Qui est Peter Hajek ?

Professeur de psychologie clinique et directeur de l’unité de recherche sur la dépendance au tabac à l’uUniversité Queen Mary de Londres, Peter Hajek est connu pour ses recherches sur le sevrage tabagique et la cigarette électronique. Il est coauteur du rapport de Public Health England sur la cigarette électronique qui a permis d’inscrire la vape au cœur de la lutte contre le tabagisme au Royaume-Uni.

Richard Hyslop de l’IBVTA, fédération professionnelle indépendante :

“Le gouvernement discute avec nous mais pas avec l’UKVIA”

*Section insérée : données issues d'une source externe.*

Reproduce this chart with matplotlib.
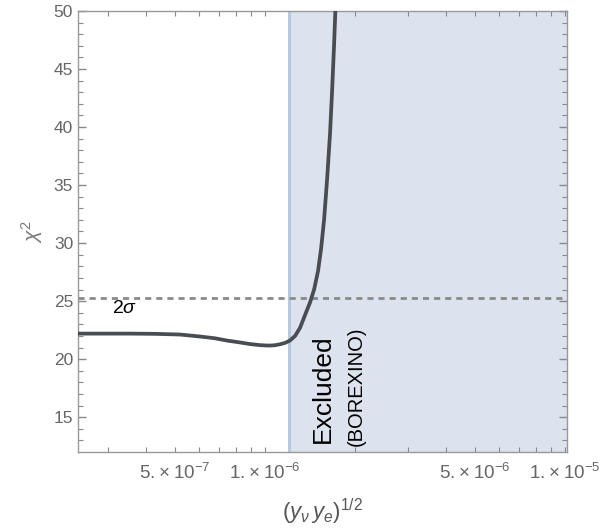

“La présence de l’industrie du tabac ? Pour nous, ça ne fait pas une grande différence. Le gouvernement a été clair avec nous. Il ne discutera ni avec l’industrie du tabac, ni avec ses filiales dans le secteur de la vape. On continue d’avancer et, si certaines entreprises veulent se vendre à l’industrie du tabac, ça les regarde, c’est de leur ressort, on n’a aucun problème avec ça. Nous, on représente l’industrie indépendante, et on estime qu’il y a des différences significatives entre les deux. L’industrie indépendante a besoin d’une représentation spécifique. Nous avons des accès que les autres n’ont pas. On continue à avancer, à faire grossir notre organisation et à représenter l’industrie indépendante.”

UKVIA mixe vape et tabac

La UK Vaping Industry Association (UKVIA) compte parmi ses membres quatre géants du tabac (Japan Tobacco International, British American Tobacco, Philip Morris International et Fontem Venture, filiale d’Imperial Brands, anciennement Imperial Tobacco). Elle ambitionne de devenir la première organisation de défense des intérêts de l’industrie de la vape outre-Manche.